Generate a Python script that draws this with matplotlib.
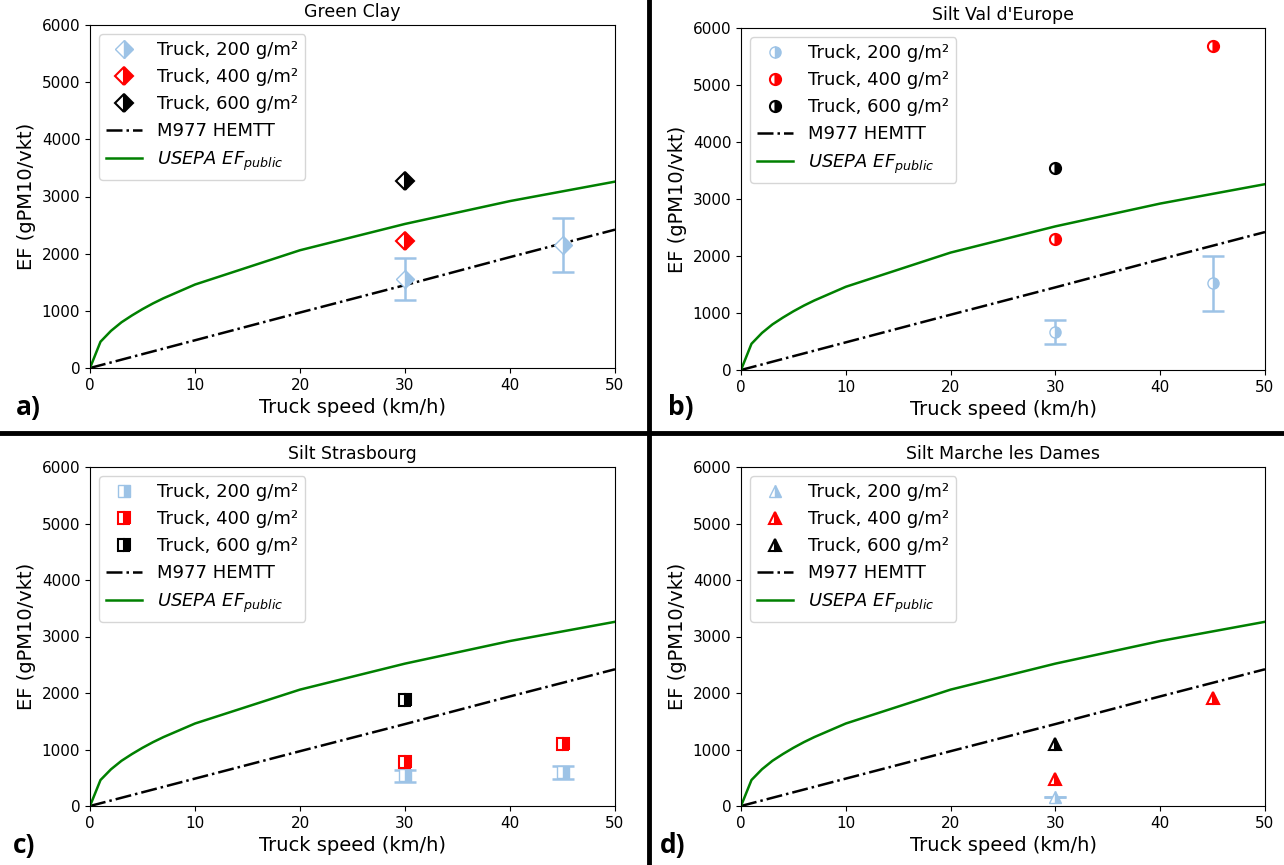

---

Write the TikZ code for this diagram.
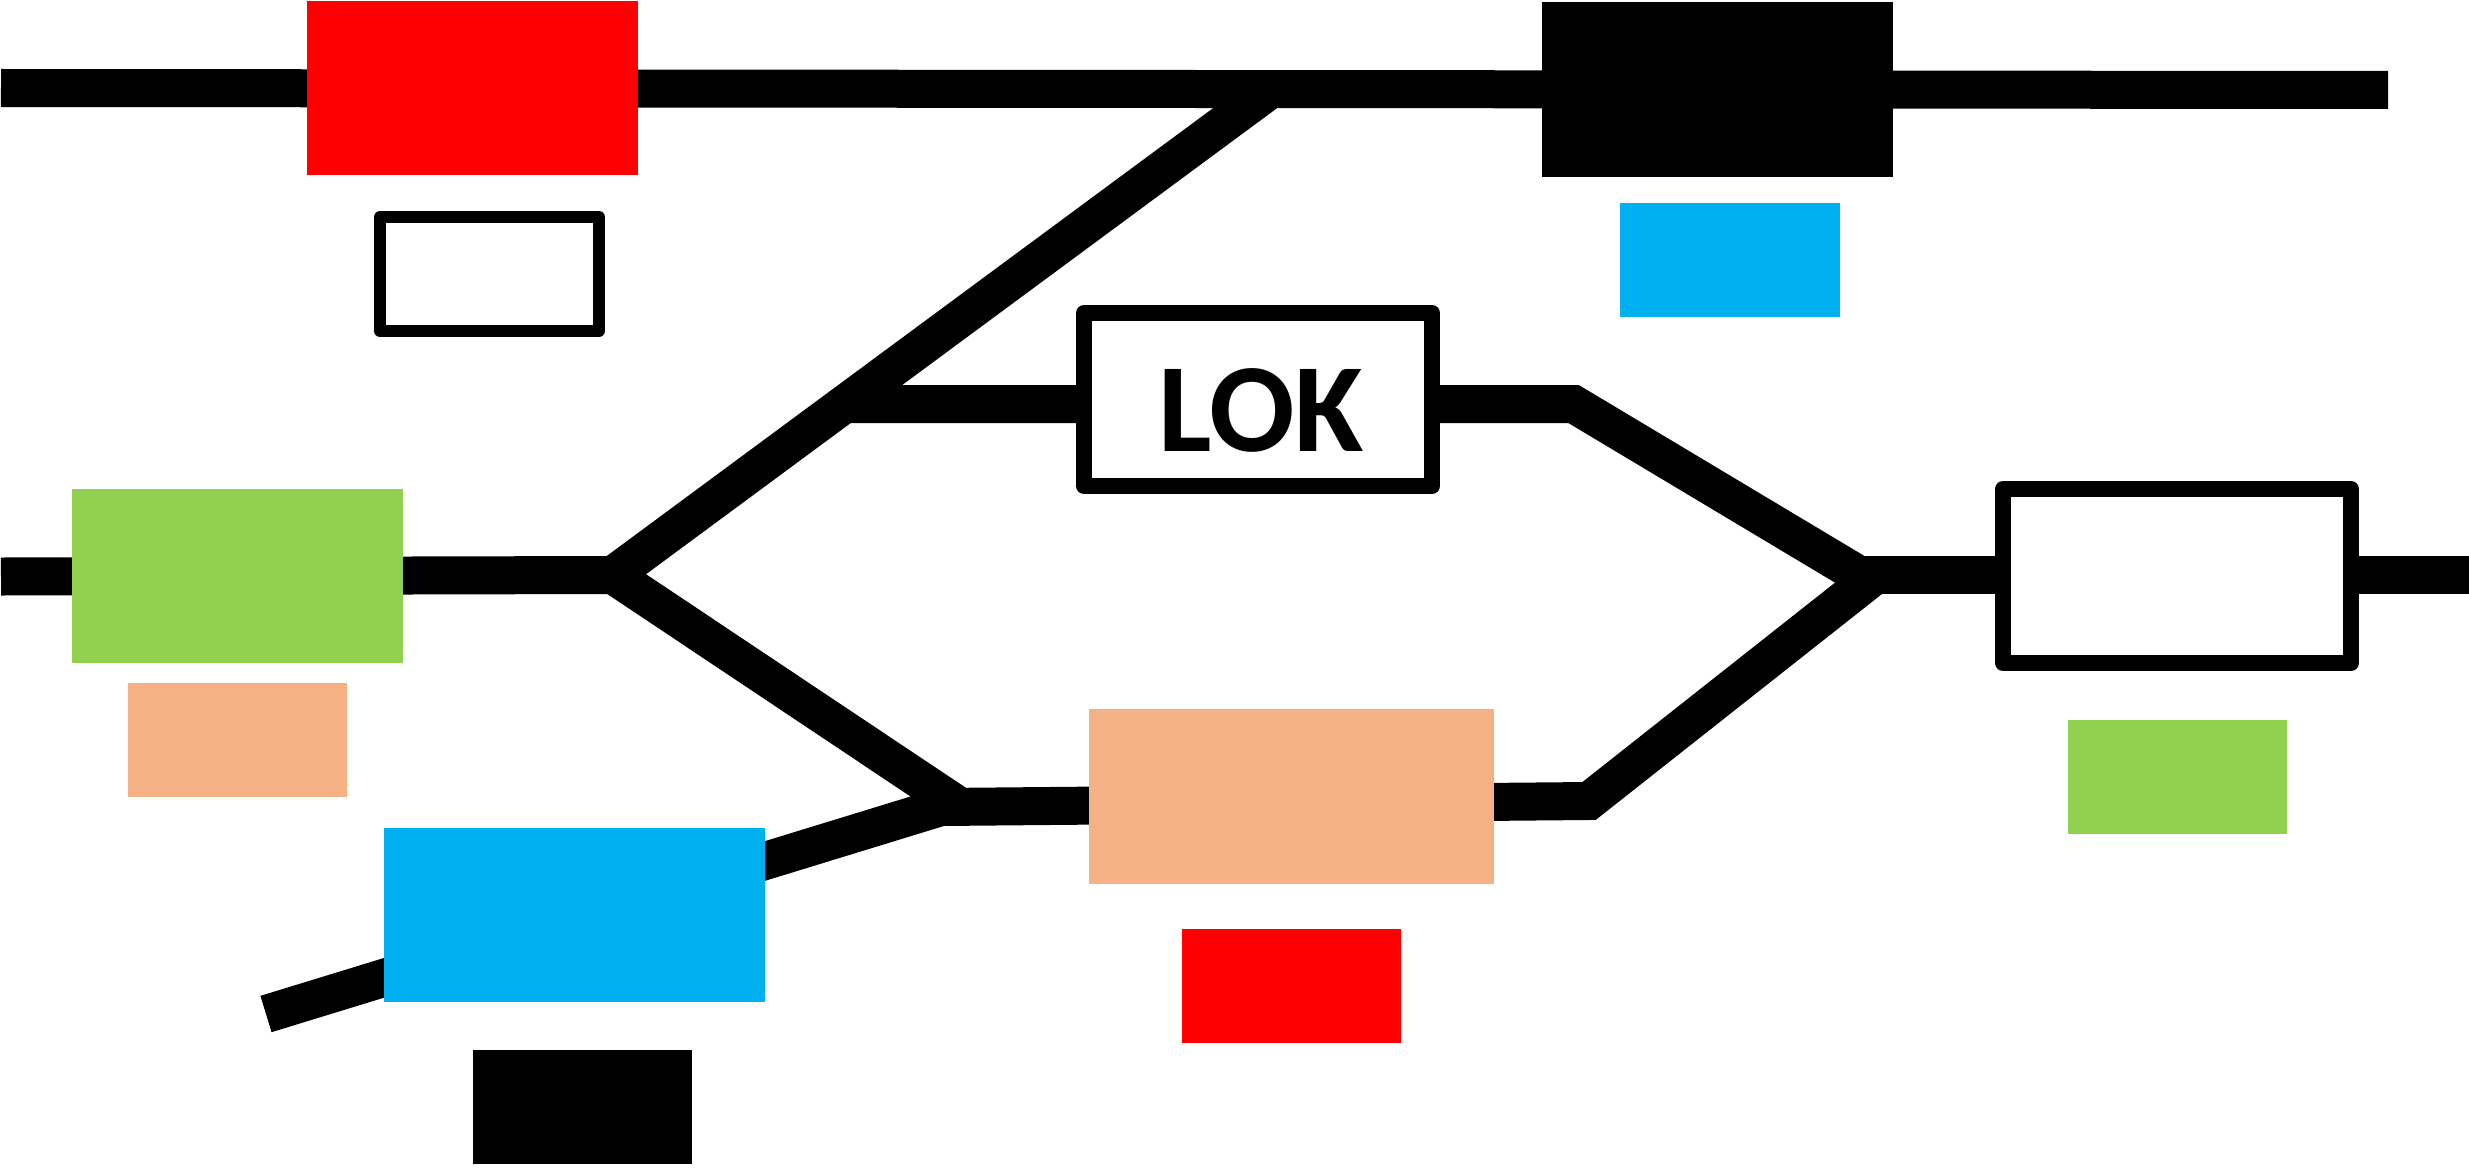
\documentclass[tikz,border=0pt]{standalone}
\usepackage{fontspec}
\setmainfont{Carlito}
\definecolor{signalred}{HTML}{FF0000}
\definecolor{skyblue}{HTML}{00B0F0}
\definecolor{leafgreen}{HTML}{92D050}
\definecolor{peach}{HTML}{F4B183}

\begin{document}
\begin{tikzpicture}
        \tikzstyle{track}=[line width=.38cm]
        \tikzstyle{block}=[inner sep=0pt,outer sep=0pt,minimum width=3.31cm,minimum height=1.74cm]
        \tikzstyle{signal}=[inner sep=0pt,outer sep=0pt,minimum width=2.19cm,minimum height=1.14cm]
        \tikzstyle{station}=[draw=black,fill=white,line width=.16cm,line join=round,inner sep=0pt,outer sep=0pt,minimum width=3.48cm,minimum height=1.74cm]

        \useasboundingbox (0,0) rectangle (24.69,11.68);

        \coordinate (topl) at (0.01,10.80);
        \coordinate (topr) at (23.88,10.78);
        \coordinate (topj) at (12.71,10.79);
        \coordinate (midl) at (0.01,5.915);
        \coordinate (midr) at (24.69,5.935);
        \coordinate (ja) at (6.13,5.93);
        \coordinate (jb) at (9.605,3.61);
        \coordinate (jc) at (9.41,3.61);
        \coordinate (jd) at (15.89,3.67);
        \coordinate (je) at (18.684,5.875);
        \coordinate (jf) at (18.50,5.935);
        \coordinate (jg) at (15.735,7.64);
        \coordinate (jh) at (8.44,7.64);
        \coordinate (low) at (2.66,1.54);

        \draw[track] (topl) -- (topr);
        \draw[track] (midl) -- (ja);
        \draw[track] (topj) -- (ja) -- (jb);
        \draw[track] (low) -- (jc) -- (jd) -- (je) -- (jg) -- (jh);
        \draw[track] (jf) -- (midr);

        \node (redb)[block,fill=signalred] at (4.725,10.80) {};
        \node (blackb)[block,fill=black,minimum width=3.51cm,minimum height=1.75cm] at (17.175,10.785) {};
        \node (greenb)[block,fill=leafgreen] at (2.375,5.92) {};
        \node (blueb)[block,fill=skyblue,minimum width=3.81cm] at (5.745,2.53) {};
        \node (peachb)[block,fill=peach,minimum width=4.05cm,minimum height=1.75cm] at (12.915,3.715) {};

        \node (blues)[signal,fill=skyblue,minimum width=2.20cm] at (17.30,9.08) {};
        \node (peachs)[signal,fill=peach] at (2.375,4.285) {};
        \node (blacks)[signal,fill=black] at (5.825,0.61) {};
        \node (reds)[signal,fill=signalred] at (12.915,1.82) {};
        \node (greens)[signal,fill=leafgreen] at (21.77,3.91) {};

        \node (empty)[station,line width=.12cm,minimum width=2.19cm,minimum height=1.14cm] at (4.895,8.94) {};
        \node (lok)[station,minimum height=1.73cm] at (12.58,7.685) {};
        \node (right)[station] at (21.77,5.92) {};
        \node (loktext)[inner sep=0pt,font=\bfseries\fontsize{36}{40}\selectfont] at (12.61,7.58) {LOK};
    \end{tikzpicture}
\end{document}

* * *

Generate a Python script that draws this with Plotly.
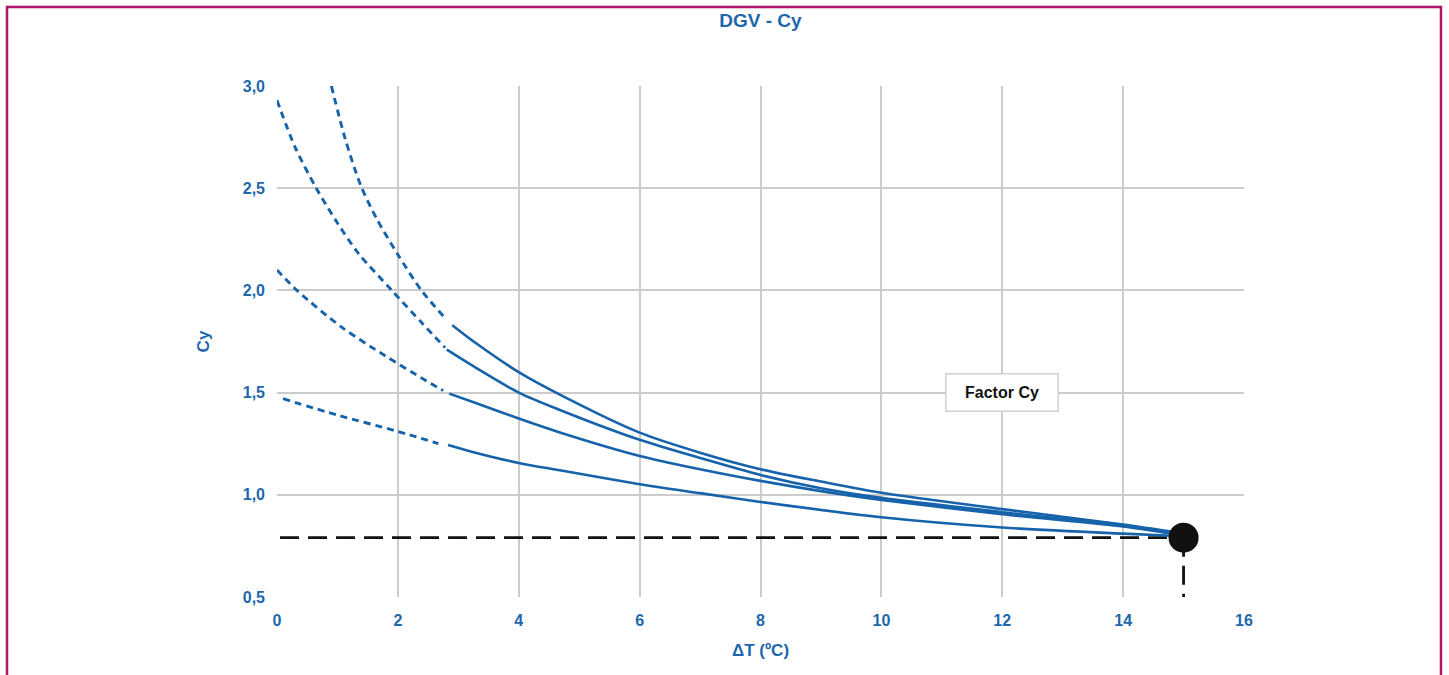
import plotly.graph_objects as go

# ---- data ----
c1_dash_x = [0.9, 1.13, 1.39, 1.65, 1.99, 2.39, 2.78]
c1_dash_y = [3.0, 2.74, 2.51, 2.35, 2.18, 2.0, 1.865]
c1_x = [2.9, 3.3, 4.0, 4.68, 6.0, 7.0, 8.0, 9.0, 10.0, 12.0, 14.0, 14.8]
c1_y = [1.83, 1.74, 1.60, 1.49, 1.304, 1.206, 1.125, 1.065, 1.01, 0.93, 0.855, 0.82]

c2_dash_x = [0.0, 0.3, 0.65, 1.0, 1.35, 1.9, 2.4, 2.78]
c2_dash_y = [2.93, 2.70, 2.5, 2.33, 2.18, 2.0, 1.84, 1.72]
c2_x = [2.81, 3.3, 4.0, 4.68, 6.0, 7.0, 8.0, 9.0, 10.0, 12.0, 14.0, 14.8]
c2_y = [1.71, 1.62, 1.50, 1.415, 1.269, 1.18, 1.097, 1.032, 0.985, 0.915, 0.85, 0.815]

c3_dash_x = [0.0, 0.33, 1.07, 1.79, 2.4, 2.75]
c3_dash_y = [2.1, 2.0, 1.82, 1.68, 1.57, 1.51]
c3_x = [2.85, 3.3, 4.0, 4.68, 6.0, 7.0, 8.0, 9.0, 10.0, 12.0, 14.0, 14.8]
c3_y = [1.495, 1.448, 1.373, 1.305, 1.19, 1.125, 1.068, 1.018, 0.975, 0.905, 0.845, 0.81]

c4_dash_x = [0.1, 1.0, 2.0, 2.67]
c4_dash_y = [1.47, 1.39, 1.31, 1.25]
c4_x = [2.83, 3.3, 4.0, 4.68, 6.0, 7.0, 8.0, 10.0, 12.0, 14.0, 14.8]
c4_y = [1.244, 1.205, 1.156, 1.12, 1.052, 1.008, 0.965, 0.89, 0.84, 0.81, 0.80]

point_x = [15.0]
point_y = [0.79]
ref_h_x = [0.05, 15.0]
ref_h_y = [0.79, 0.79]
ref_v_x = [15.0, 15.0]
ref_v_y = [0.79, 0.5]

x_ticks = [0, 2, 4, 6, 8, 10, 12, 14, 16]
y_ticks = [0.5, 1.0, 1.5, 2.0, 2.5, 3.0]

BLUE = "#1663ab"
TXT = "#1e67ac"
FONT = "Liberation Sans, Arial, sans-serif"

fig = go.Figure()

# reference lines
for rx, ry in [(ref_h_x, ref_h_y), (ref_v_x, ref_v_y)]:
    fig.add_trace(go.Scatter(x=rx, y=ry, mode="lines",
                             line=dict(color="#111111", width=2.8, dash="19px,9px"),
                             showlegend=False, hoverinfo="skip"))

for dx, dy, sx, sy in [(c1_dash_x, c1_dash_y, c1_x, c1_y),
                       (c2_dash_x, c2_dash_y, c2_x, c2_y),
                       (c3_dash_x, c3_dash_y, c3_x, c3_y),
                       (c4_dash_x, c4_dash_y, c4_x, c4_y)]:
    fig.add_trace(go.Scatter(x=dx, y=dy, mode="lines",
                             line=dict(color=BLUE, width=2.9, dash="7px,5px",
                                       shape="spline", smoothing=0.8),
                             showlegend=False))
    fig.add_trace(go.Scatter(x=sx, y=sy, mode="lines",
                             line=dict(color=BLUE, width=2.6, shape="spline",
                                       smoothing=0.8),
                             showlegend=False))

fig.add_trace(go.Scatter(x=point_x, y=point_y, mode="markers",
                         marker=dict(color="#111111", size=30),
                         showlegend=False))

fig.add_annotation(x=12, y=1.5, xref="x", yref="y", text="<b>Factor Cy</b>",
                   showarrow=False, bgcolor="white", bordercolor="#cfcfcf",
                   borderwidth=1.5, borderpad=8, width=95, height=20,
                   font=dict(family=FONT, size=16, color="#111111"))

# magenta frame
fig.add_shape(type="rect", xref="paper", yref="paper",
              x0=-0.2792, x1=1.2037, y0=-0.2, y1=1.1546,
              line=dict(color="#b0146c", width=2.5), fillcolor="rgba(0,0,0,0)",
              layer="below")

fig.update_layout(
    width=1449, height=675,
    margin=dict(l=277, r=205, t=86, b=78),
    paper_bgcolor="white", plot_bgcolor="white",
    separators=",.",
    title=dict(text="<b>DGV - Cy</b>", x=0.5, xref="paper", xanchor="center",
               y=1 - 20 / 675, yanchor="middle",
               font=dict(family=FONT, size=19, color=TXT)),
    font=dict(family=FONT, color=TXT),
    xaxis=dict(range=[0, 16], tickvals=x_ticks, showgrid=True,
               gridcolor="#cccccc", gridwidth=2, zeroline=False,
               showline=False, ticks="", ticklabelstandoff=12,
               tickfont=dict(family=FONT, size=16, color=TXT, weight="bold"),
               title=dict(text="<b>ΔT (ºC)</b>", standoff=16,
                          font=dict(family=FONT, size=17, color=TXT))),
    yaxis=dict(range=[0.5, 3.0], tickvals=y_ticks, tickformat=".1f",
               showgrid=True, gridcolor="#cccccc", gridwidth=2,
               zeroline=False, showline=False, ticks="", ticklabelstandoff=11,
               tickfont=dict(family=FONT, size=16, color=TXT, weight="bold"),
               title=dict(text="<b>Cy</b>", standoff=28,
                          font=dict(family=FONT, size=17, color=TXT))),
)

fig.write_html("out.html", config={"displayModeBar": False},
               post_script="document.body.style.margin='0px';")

▶ **STATED GOAL**
Look above for the line with "Generate a Python script that draws this with Plotly."; quote it and every line after it, stopping after the line with "y_ticks = [0.5, 1.0, 1.5, 2.0, 2.5, 3.0]", exactly, with nothing added and without pictures.

▶ **ANSWER BELOW**
Generate a Python script that draws this with Plotly.
import plotly.graph_objects as go

# ---- data ----
c1_dash_x = [0.9, 1.13, 1.39, 1.65, 1.99, 2.39, 2.78]
c1_dash_y = [3.0, 2.74, 2.51, 2.35, 2.18, 2.0, 1.865]
c1_x = [2.9, 3.3, 4.0, 4.68, 6.0, 7.0, 8.0, 9.0, 10.0, 12.0, 14.0, 14.8]
c1_y = [1.83, 1.74, 1.60, 1.49, 1.304, 1.206, 1.125, 1.065, 1.01, 0.93, 0.855, 0.82]

c2_dash_x = [0.0, 0.3, 0.65, 1.0, 1.35, 1.9, 2.4, 2.78]
c2_dash_y = [2.93, 2.70, 2.5, 2.33, 2.18, 2.0, 1.84, 1.72]
c2_x = [2.81, 3.3, 4.0, 4.68, 6.0, 7.0, 8.0, 9.0, 10.0, 12.0, 14.0, 14.8]
c2_y = [1.71, 1.62, 1.50, 1.415, 1.269, 1.18, 1.097, 1.032, 0.985, 0.915, 0.85, 0.815]

c3_dash_x = [0.0, 0.33, 1.07, 1.79, 2.4, 2.75]
c3_dash_y = [2.1, 2.0, 1.82, 1.68, 1.57, 1.51]
c3_x = [2.85, 3.3, 4.0, 4.68, 6.0, 7.0, 8.0, 9.0, 10.0, 12.0, 14.0, 14.8]
c3_y = [1.495, 1.448, 1.373, 1.305, 1.19, 1.125, 1.068, 1.018, 0.975, 0.905, 0.845, 0.81]

c4_dash_x = [0.1, 1.0, 2.0, 2.67]
c4_dash_y = [1.47, 1.39, 1.31, 1.25]
c4_x = [2.83, 3.3, 4.0, 4.68, 6.0, 7.0, 8.0, 10.0, 12.0, 14.0, 14.8]
c4_y = [1.244, 1.205, 1.156, 1.12, 1.052, 1.008, 0.965, 0.89, 0.84, 0.81, 0.80]

point_x = [15.0]
point_y = [0.79]
ref_h_x = [0.05, 15.0]
ref_h_y = [0.79, 0.79]
ref_v_x = [15.0, 15.0]
ref_v_y = [0.79, 0.5]

x_ticks = [0, 2, 4, 6, 8, 10, 12, 14, 16]
y_ticks = [0.5, 1.0, 1.5, 2.0, 2.5, 3.0]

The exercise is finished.